Kaum ein Gestalter konnte sich zu Beginn der Siebzigerjahre den neuen Kunststoffen entziehen, die scheinbar endlos zur Verfügung standen und die privaten Haushalte mehr und mehr durchdrangen. Doch als die OPEC – Organisation erdölexportierender Länder – 1973 eine drastische Drosselung der Fördermengen beschloss und damit die erste Ölkrise auslöste, platzte der Traum.
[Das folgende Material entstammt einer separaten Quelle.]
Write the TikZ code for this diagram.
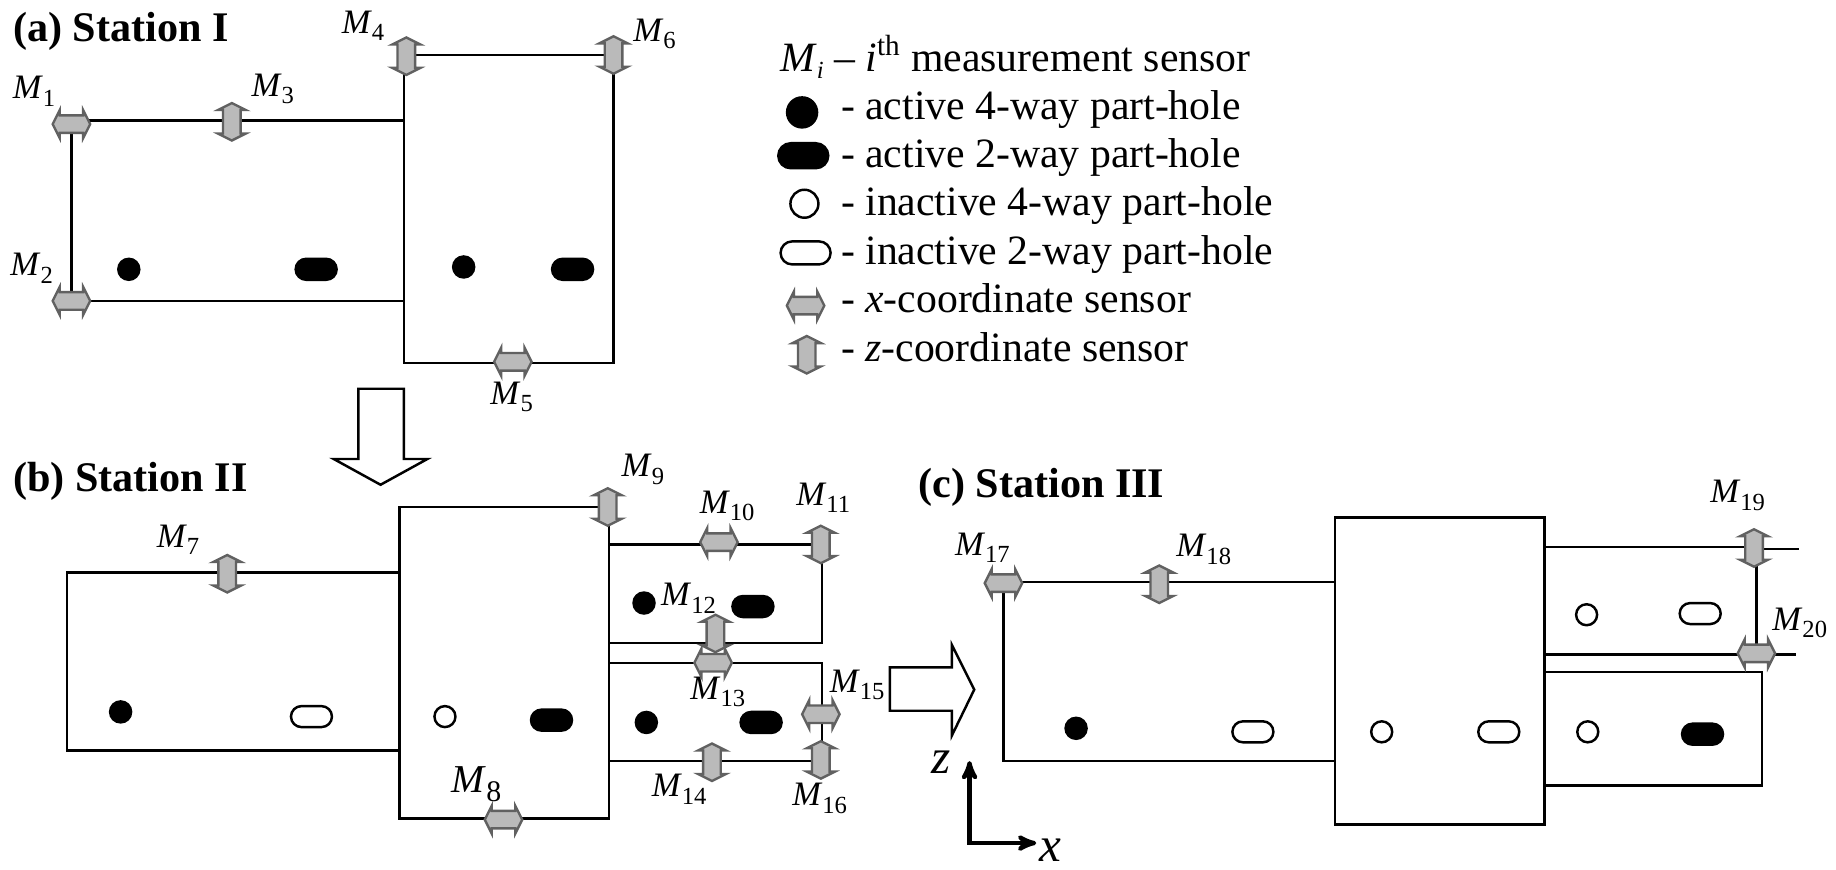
\documentclass[tikz,border=0pt]{standalone}
\usepackage{fontspec}
\setmainfont{Liberation Serif}
\usetikzlibrary{arrows}
\usetikzlibrary{shapes.misc}
\newcommand{\Msub}[1]{\textit{M}\raisebox{-.22em}{\fontsize{14}{14}\selectfont #1}}
\newcommand{\legendfont}{\fontsize{23.75}{28}\selectfont}
\tikzset{
  plate/.style={black, line width=1.4pt},
  sensorline/.style={draw=black!62, fill=black!27, line width=1.35pt, line join=miter},
  xsensor/.pic={\draw[sensorline] (-16,0) -- (-10,-12) -- (-10,-7.5) -- (10,-7.5) -- (10,-12)
    -- (16,0) -- (10,12) -- (10,7.5) -- (-10,7.5) -- (-10,12) -- cycle;},
  zsensor/.pic={\draw[sensorline, rotate=90] (-16,0) -- (-10,-12) -- (-10,-7.5) -- (10,-7.5) -- (10,-12)
    -- (16,0) -- (10,12) -- (10,7.5) -- (-10,7.5) -- (-10,12) -- cycle;},
  hole/.style={draw=black, line width=1.4pt, inner sep=0},
  roundhole/.style={hole, circle, minimum size=.42cm},
  slothole/.style={hole, rounded rectangle, minimum width=.82cm, minimum height=.42cm},
  active/.style={fill=black},
  inactive/.style={fill=white},
  label/.style={font=\fontsize{19.5}{24}\selectfont, inner sep=0},
  title/.style={font=\fontsize{24}{28}\selectfont\bfseries, anchor=west, inner sep=0},
  legend/.style={font=\legendfont, anchor=base west, inner sep=0}
}
\begin{document}
\begin{tikzpicture}[x=.02342cm, y=-.02342cm]
\useasboundingbox (0,0) rectangle (1568,743);
% Station I
\draw[plate] (61,257) -- (61,103) -- (345,103);
\draw[plate] (61,257) -- (345,257);
\draw[plate] (345,47) rectangle (524,310);
% Station II
\draw[plate] (341,489) -- (57,489) -- (57,641) -- (341,641);
\draw[plate] (341,433) rectangle (520,699);
\draw[plate] (520,465) -- (702,465) -- (702,549) -- (520,549);
\draw[plate] (520,566) -- (702,566) -- (702,650) -- (520,650);
% Station III
\draw[plate] (1140,497) -- (857,497) -- (857,650) -- (1140,650);
\draw[plate] (1140,442) rectangle (1319,704);
\draw[plate] (1319,467) -- (1497,467);
\draw[plate] (1497,469) -- (1536,469);
\draw[plate] (1319,559) -- (1534,559);
\draw[plate] (1500,467) -- (1500,559);
\draw[plate] (1319,574) -- (1505,574) -- (1505,671) -- (1319,671);
% block arrows between stations
\draw[plate, fill=white] (306,332) -- (345,332) -- (345,392) -- (365,392) -- (325,414)
  -- (285,392) -- (306,392) -- cycle;
\draw[plate, fill=white] (760,570) -- (813,570) -- (813,551) -- (832,589) -- (813,628)
  -- (813,607) -- (760,607) -- cycle;
% sensors
\foreach \name/\x/\y in {M1/61/106, M2/61/257, M5/438/309, M8/430/700, M10/614/463,
  M13/609/566, M15/701/610, M17/857/498, M20/1500/558, legendx/688/261}
  \pic (\name) at (\x,\y) {xsensor};
\foreach \name/\x/\y in {M3/198/104, M4/347/48, M6/524/47, M7/194/490, M9/519/433,
  M11/701/465, M12/611/541, M14/608/651, M16/701/649, M18/990/499, M19/1498/468, legendz/689/303}
  \pic (\name) at (\x,\y) {zsensor};
% holes
\foreach \name/\x/\y in {a1/110/230, a2/396/228, b1/103/608, b2/550/515, b3/552/617, c1/919/622}
  \node[roundhole, active] (\name) at (\x,\y) {};
\foreach \name/\x/\y in {a3/270/230, a4/489/230, b4/471/615, b5/643/518, b6/650/617, c2/1454/627}
  \node[slothole, active] (\name) at (\x,\y) {};
\foreach \name/\x/\y in {b7/380/612, c3/1180/625, c4/1355/525, c5/1356/625}
  \node[roundhole, inactive] (\name) at (\x,\y) {};
\foreach \name/\x/\y in {b8/266/612, c6/1070/625, c7/1280/625, c8/1452/524}
  \node[slothole, inactive] (\name) at (\x,\y) {};
\node[roundhole, active, minimum size=.6cm] (legendaf) at (685,96) {};
\node[roundhole, inactive, minimum size=.56cm] (legendif) at (687,174) {};
\node[slothole, active, minimum width=1cm, minimum height=.5cm] (legendat) at (686,133) {};
\node[slothole, inactive, minimum width=1cm, minimum height=.46cm] (legendit) at (688,216) {};
% sensor labels
\foreach \i/\x/\y in {1/29/78, 2/27/229, 3/233/76, 4/310/22, 5/437/339, 6/559/29, 7/152/461,
  9/549/401, 10/621/432, 11/703/425, 12/588/511, 13/613/591, 14/580/674, 15/732/585, 16/700/682,
  17/839/468, 18/1028/469, 19/1484/423, 20/1537/532}
  \node[label] (labelM\i) at (\x,\y) {\Msub{\i}};
\node[label, font=\fontsize{22.5}{30}\selectfont] (labelM8) at (407,670)
  {\textit{M}\raisebox{-.22em}{\fontsize{17}{18}\selectfont 8}};
% titles
\node[title] (titleI) at (11,27) {(a) Station I};
\node[title] (titleII) at (11,411) {(b) Station II};
\node[title] (titleIII) at (784,416) {(c) Station III};
% legend
\node[legend] (legendM) at (666,61) {\textit{M}\raisebox{-.18em}{\fontsize{14}{14}\selectfont\textit{i}} -- \textit{i}\textsuperscript{th} measurement sensor};
\foreach \name/\y/\txt in {l1/102/active 4-way part-hole, l2/143/active 2-way part-hole,
  l3/184/inactive 4-way part-hole, l4/226/inactive 2-way part-hole,
  l5/267/\textit{x}-coordinate sensor, l6/309/\textit{z}-coordinate sensor}
  \node[legend] (\name) at (718,\y) {- \txt};
% axes
\coordinate (O) at (828,720);
\coordinate (zend) at (828,650);
\coordinate (xend) at (885,720);
\draw[black, line width=2.4pt, <->, >=stealth'] (zend) -- (O) -- (xend);
\node[label, font=\fontsize{28}{34}\selectfont\itshape] (zlabel) at (804,651) {z};
\node[label, font=\fontsize{28}{34}\selectfont\itshape] (xlabel) at (897,726) {x};
\end{tikzpicture}
\end{document}
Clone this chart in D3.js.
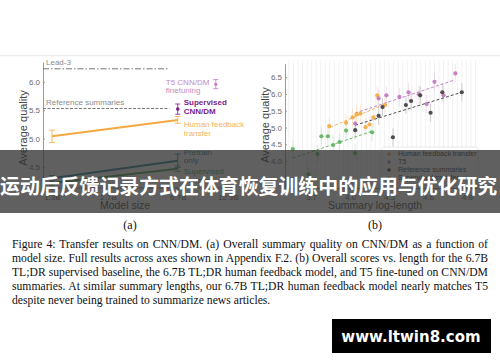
<!DOCTYPE html>
<html>
<head>
<meta charset="utf-8">
<script src="https://cdn.jsdelivr.net/npm/d3@7"></script>
<style>
  body { margin: 0; background: #fff; }
  svg { display: block; font-family: "Liberation Sans", Arial, sans-serif; }
</style>
</head>
<body>
<svg id="fig" width="500" height="362"></svg>
<script>
// ---- panel (a): quality vs. model size ----
const sizeLabels = ['1.3B', '2.7B', '6.7B', '12.9B'];
const sizeValues = [1.3, 2.7, 6.7, 12.9];
const qualityTicksA = [4.5, 5.0, 5.5, 6.0];
const hfTransfer = [{ size: 1.3, q: 5.04, err: 0.11 }, { size: 6.7, q: 5.33, err: 0.06 }];
const pretrainOnly = [{ size: 1.3, q: 4.30, err: 0.05 }, { size: 6.7, q: 4.61, err: 0.12 }];
const supTransfer = [{ size: 1.3, q: 4.22, err: 0.05 }, { size: 6.7, q: 4.47, err: 0.05 }];
const supCnnDm = { size: 6.7, q: 5.52, err: 0.09 };
const t5CnnDm = { size: 11, q: 5.96, err: 0.08 };
const lead3 = 6.23;
const refSummaries = 5.53;

// ---- panel (b): quality vs. summary log-length ----
const qualityTicksB = [4.0, 4.5, 5.0, 5.5, 6.0, 6.5];
const lengthTicks = [3.7, 4.0, 4.3, 4.6, 4.9];
const hfPoints = [[3.84, 5.04], [3.97, 5.14], [4.02, 5.30], [4.05, 5.39], [4.08, 5.42], [4.12, 5.01], [4.15, 5.09], [4.18, 5.30], [4.21, 5.96], [4.27, 5.67]];
const t5Points = [[4.04, 5.12], [4.22, 5.87], [4.28, 5.96], [4.38, 5.91], [4.45, 6.05], [4.53, 5.99], [4.59, 5.70], [4.65, 6.36], [4.72, 5.96], [4.81, 6.61]];
const refPoints = [[4.04, 4.92], [4.22, 5.35], [4.25, 5.61], [4.33, 4.71], [4.43, 5.67], [4.47, 5.79], [4.54, 5.96], [4.62, 5.44], [4.71, 6.05], [4.86, 6.05]];
const supPoints = [[3.56, 4.36], [3.68, 3.61], [3.75, 4.21], [3.78, 4.74], [3.83, 4.74], [3.87, 4.48], [3.92, 4.57], [3.97, 4.91], [4.04, 4.24], [4.17, 4.86]];
const hfFit = [[3.85, 5.01], [4.27, 5.70]];
const t5Fit = [[4.04, 5.43], [4.80, 6.41]];
const refFit = [[4.04, 5.07], [4.86, 6.05]];
const supFit = [[3.56, 4.09], [4.17, 4.89]];
const legendLabels = ['Human feedback transfer', 'T5', 'Reference summaries', 'Supervised transfer'];

const banner = '运动后反馈记录方式在体育恢复训练中的应用与优化研究';
const captionLines = [
  'Figure 4: Transfer results on CNN/DM. (a) Overall summary quality on CNN/DM as a function of',
  'model size. Full results across axes shown in Appendix F.2. (b) Overall scores vs. length for the 6.7B',
  'TL;DR supervised baseline, the 6.7B TL;DR human feedback model, and T5 fine-tuned on CNN/DM',
  'summaries. At similar summary lengths, our 6.7B TL;DR human feedback model nearly matches T5',
  'despite never being trained to summarize news articles.',
];

const C = {
  orange: '#f5a940', teal: '#2d7d8c', green: '#4c9a4c', darkPurple: '#7b1d86',
  t5: '#c176be', t5Label: '#c48cc2', ref: '#3d3d3d', gray: '#8c8c8c', axis: '#9a9a9a', tick: '#6a6a6a',
};
const bColors = [C.orange, C.t5, C.ref, '#5cb35c'];

const svg = d3.select('#fig');
svg.append('rect').attr('width', 500).attr('height', 362).attr('fill', '#fff');
svg.append('line').attr('x1', 0).attr('x2', 500).attr('y1', 55.5).attr('y2', 55.5)
  .attr('stroke', '#ededed').attr('stroke-width', 1.5);

function styleAxis(g) {
  g.selectAll('path.domain').attr('stroke', C.axis);
  g.selectAll('.tick line').attr('stroke', C.axis);
  g.selectAll('.tick text').attr('fill', C.tick).attr('font-size', 8)
    .attr('font-family', '"Liberation Sans", Arial, sans-serif');
}

// ================= panel (a) =================
const xA = d3.scaleLog().domain([1.3, 12.9]).range([52, 228]);
const yA = d3.scaleLinear().domain([4.13, 6.35]).range([188, 62]);
const gA = svg.append('g');

gA.append('g').attr('transform', 'translate(43,0)')
  .call(d3.axisLeft(yA).tickValues(qualityTicksA).tickFormat(d3.format('.1f'))
    .tickSizeInner(-2).tickSizeOuter(0).tickPadding(3))
  .call(styleAxis);
gA.append('g').attr('transform', 'translate(0,188)')
  .call(d3.axisBottom(xA).tickValues(sizeValues).tickFormat((d, i) => sizeLabels[i])
    .tickSizeInner(2).tickSizeOuter(0).tickPadding(4))
  .call(g => g.select('path.domain').attr('d', `M43,0H${xA(12.9) + 6}`))
  .call(styleAxis);

// reference lines
gA.append('line').attr('x1', 43).attr('x2', xA(6.0)).attr('y1', yA(lead3)).attr('y2', yA(lead3))
  .attr('stroke', '#777').attr('stroke-width', 1).attr('stroke-dasharray', '6,2,1.5,2');
gA.append('text').attr('x', 46).attr('y', yA(lead3) - 3.5).attr('font-size', 8).attr('fill', C.gray).text('Lead-3');
gA.append('line').attr('x1', 43).attr('x2', xA(6.0)).attr('y1', yA(refSummaries)).attr('y2', yA(refSummaries))
  .attr('stroke', '#777').attr('stroke-width', 1).attr('stroke-dasharray', '3,1.5');
gA.append('text').attr('x', 46).attr('y', yA(refSummaries) - 3.5).attr('font-size', 8).attr('fill', C.gray).text('Reference summaries');

const lineA = d3.line().x(d => xA(d.size)).y(d => yA(d.q));
function errBar(g, d, color, w) {
  const x = xA(d.size);
  g.append('line').attr('x1', x).attr('x2', x).attr('y1', yA(d.q - d.err)).attr('y2', yA(d.q + d.err))
    .attr('stroke', color).attr('stroke-width', 0.8);
  [d.q - d.err, d.q + d.err].forEach(v => {
    g.append('line').attr('x1', x - w).attr('x2', x + w).attr('y1', yA(v)).attr('y2', yA(v))
      .attr('stroke', color).attr('stroke-width', 0.8);
  });
}

[[supTransfer, C.green], [pretrainOnly, C.teal], [hfTransfer, C.orange]].forEach(([data, color]) => {
  gA.append('path').datum(data).attr('d', lineA).attr('fill', 'none').attr('stroke', color).attr('stroke-width', 2);
  data.forEach(d => errBar(gA, d, color, 3));
});
errBar(gA, supCnnDm, C.darkPurple, 2.5);
gA.append('circle').attr('cx', xA(supCnnDm.size)).attr('cy', yA(supCnnDm.q)).attr('r', 1.8).attr('fill', C.darkPurple);
errBar(gA, t5CnnDm, C.t5, 2.5);
gA.append('circle').attr('cx', xA(t5CnnDm.size)).attr('cy', yA(t5CnnDm.q)).attr('r', 1.5).attr('fill', C.t5);

function label2(g, x, y, lines, color, weight) {
  const t = g.append('text').attr('font-size', 8).attr('fill', color).attr('font-weight', weight || 'normal');
  lines.forEach((s, i) => t.append('tspan').attr('x', x).attr('y', y + i * 8.7).text(s));
}
const labX = xA(6.7) + 6;
label2(gA, xA(t5CnnDm.size) - 50, yA(t5CnnDm.q) + 0.5, ['T5 CNN/DM', 'finetuning'], C.t5Label);
label2(gA, labX, yA(supCnnDm.q) - 4, ['Supervised', 'CNN/DM'], C.darkPurple, 'bold');
label2(gA, labX, yA(hfTransfer[1].q) + 7, ['Human feedback', 'transfer'], '#f4b35c');
label2(gA, labX, yA(pretrainOnly[1].q) - 6, ['Pretrain', 'only'], C.teal);
label2(gA, labX, yA(supTransfer[1].q) + 5.5, ['Supervised', 'transfer'], C.green);

gA.append('text').attr('transform', 'translate(27,128) rotate(-90)').attr('text-anchor', 'middle')
  .attr('font-size', 11).attr('fill', '#444').text('Average quality');
gA.append('text').attr('x', 125).attr('y', 209).attr('text-anchor', 'middle')
  .attr('font-size', 10.5).attr('fill', '#444').text('Model size');

// ================= panel (b) =================
const xB = d3.scaleLinear().domain([3.5, 5.0]).range([285, 480]);
const yB = d3.scaleLinear().domain([3.2, 6.9]).range([188, 63.7]);
const gB = svg.append('g');

// faint vertical grid
gB.append('g').selectAll('line').data(d3.range(3.53, 5.0, 0.035)).join('line')
  .attr('x1', d => xB(d)).attr('x2', d => xB(d)).attr('y1', 60).attr('y2', 188)
  .attr('stroke', '#f2f2f2').attr('stroke-width', 1);

gB.append('g').attr('transform', 'translate(285,0)')
  .call(d3.axisLeft(yB).tickValues(qualityTicksB).tickFormat(d3.format('.1f'))
    .tickSizeInner(-2).tickSizeOuter(0).tickPadding(3))
  .call(styleAxis);
gB.append('g').attr('transform', 'translate(0,188)')
  .call(d3.axisBottom(xB).tickValues(lengthTicks).tickFormat(d3.format('.1f'))
    .tickSizeInner(2).tickSizeOuter(0).tickPadding(4))
  .call(styleAxis);

const groups = [hfPoints, t5Points, refPoints, supPoints];
const fits = [hfFit, t5Fit, refFit, supFit];
const lineB = d3.line().x(d => xB(d[0])).y(d => yB(d[1]));
groups.forEach((pts, i) => {
  const g = gB.append('g');
  g.selectAll('line.err').data(pts).join('line').attr('class', 'err')
    .attr('x1', d => xB(d[0])).attr('x2', d => xB(d[0]))
    .attr('y1', d => yB(d[1] - 0.27)).attr('y2', d => yB(d[1] + 0.27))
    .attr('stroke', bColors[i]).attr('stroke-opacity', 0.22).attr('stroke-width', 1);
});
fits.forEach((f, i) => {
  gB.append('path').datum(f).attr('d', lineB).attr('fill', 'none')
    .attr('stroke', bColors[i]).attr('stroke-width', 1).attr('stroke-dasharray', '3,2').attr('opacity', 0.9);
});
groups.forEach((pts, i) => {
  gB.append('g').selectAll('circle').data(pts).join('circle')
    .attr('cx', d => xB(d[0])).attr('cy', d => yB(d[1])).attr('r', 2.1)
    .attr('fill', bColors[i]).attr('fill-opacity', 0.9);
});

// legend
const leg = gB.append('g').attr('transform', 'translate(382,147)');
leg.append('rect').attr('width', 96).attr('height', 38).attr('fill', '#fff').attr('fill-opacity', 0.85)
  .attr('stroke', '#e2e2e2').attr('stroke-width', 0.8).attr('rx', 1.5);
legendLabels.forEach((s, i) => {
  leg.append('circle').attr('cx', 7).attr('cy', 7 + i * 8).attr('r', 1.8).attr('fill', bColors[i]);
  leg.append('text').attr('x', 16).attr('y', 7 + i * 8).attr('dy', '0.35em')
    .attr('font-size', 7).attr('fill', '#333').text(s);
});

gB.append('text').attr('transform', 'translate(269,125) rotate(-90)').attr('text-anchor', 'middle')
  .attr('font-size', 11).attr('fill', '#444').text('Average quality');
gB.append('text').attr('x', 375).attr('y', 209).attr('text-anchor', 'middle')
  .attr('font-size', 10.5).attr('fill', '#444').text('Summary log-length');

// ================= overlay banner =================
svg.append('rect').attr('x', 0).attr('y', 150).attr('width', 500).attr('height', 63)
  .attr('fill', '#333').attr('fill-opacity', 0.78);
svg.append('text').attr('x', 0).attr('y', 185).attr('dominant-baseline', 'central')
  .attr('font-family', '"Noto Sans CJK SC", sans-serif').attr('font-weight', 'bold')
  .attr('font-size', 19.9).attr('fill', '#fff')
  .text(banner);

// ================= panel tags + caption =================
const serif = '"Liberation Serif", "Times New Roman", serif';
svg.append('text').attr('x', 130).attr('y', 229).attr('text-anchor', 'middle')
  .attr('font-family', serif).attr('font-size', 12).attr('fill', '#111').text('(a)');
svg.append('text').attr('x', 375).attr('y', 229).attr('text-anchor', 'middle')
  .attr('font-family', serif).attr('font-size', 12).attr('fill', '#111').text('(b)');

// caption: pick a size so lines 1-4 roughly fill the column, then justify with word spacing
const fullW = 476;
const baseSize = 12.4;
const cap = svg.append('g').attr('font-family', serif).attr('font-size', baseSize).attr('fill', '#111');
const capTexts = captionLines.map((s, i) => cap.append('text').attr('x', 12).attr('y', 248 + i * 14).text(s));
const maxW = d3.max(capTexts.slice(0, 4), t => t.node().getComputedTextLength());
const capSize = Math.min(baseSize, baseSize * (fullW - 2) / maxW);
cap.attr('font-size', capSize);
capTexts.slice(0, 4).forEach((t, i) => {
  const gaps = captionLines[i].split(' ').length - 1;
  const extra = fullW - t.node().getComputedTextLength();
  t.style('word-spacing', `${extra / gaps}px`);
});

// ================= watermark =================
svg.append('rect').attr('x', 332).attr('y', 319).attr('width', 159).attr('height', 34).attr('fill', '#000');
svg.append('text').attr('x', 411).attr('y', 342).attr('text-anchor', 'middle')
  .attr('font-family', '"DejaVu Sans", sans-serif').attr('font-weight', 'bold').attr('font-size', 15)
  .attr('fill', '#fff').text('www.ltwin8.com');
</script>
</body>
</html>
Die Forderung nach einer Abkehr von fossilen Materialien und Energieträgern wurde auch durch die Erfahrungen der Mondladung verstärkt: „Die Agenda der Vierziger- bis Sechzigerjahre war: Wir werden auf einem anderen Planeten leben. Das bedeutet hinaufzuschauen, positiv zu denken, sich neue Technologien vorzustellen und Gefallen zu finden an Geschwindigkeit und Veränderung“, sagt Karim Rashid.
„Doch was passierte 1969? Armstrong landete auf dem Mond und mit einem Mal stellten wir fest: Er ist nichts weiter als ein toter Felsen. Wir wussten fortan: Wir können nirgendwo anders hingehen. Das führte dazu, dass wir uns in den Siebzigerjahren wieder auf die Erde konzentriert haben und erkannten: Wir müssen auf diesem Planeten bleiben. Er ist das einzige, das wir besitzen“, so der New Yorker Designer weiter. Die Mondladung war also beides: Ein Symbol des Aufbruchs, des Größenwahns, des Übermaßes. Und doch hat sie zugleich den Grundstein gelegt für eine Fokussierung auf Nachhaltigkeit und Ökologie. Oder um es mit Neil Armstrong zu sagen: Ein kleiner Schritt für einen Menschen. Ein großer Schritt… naja, Sie wissen schon.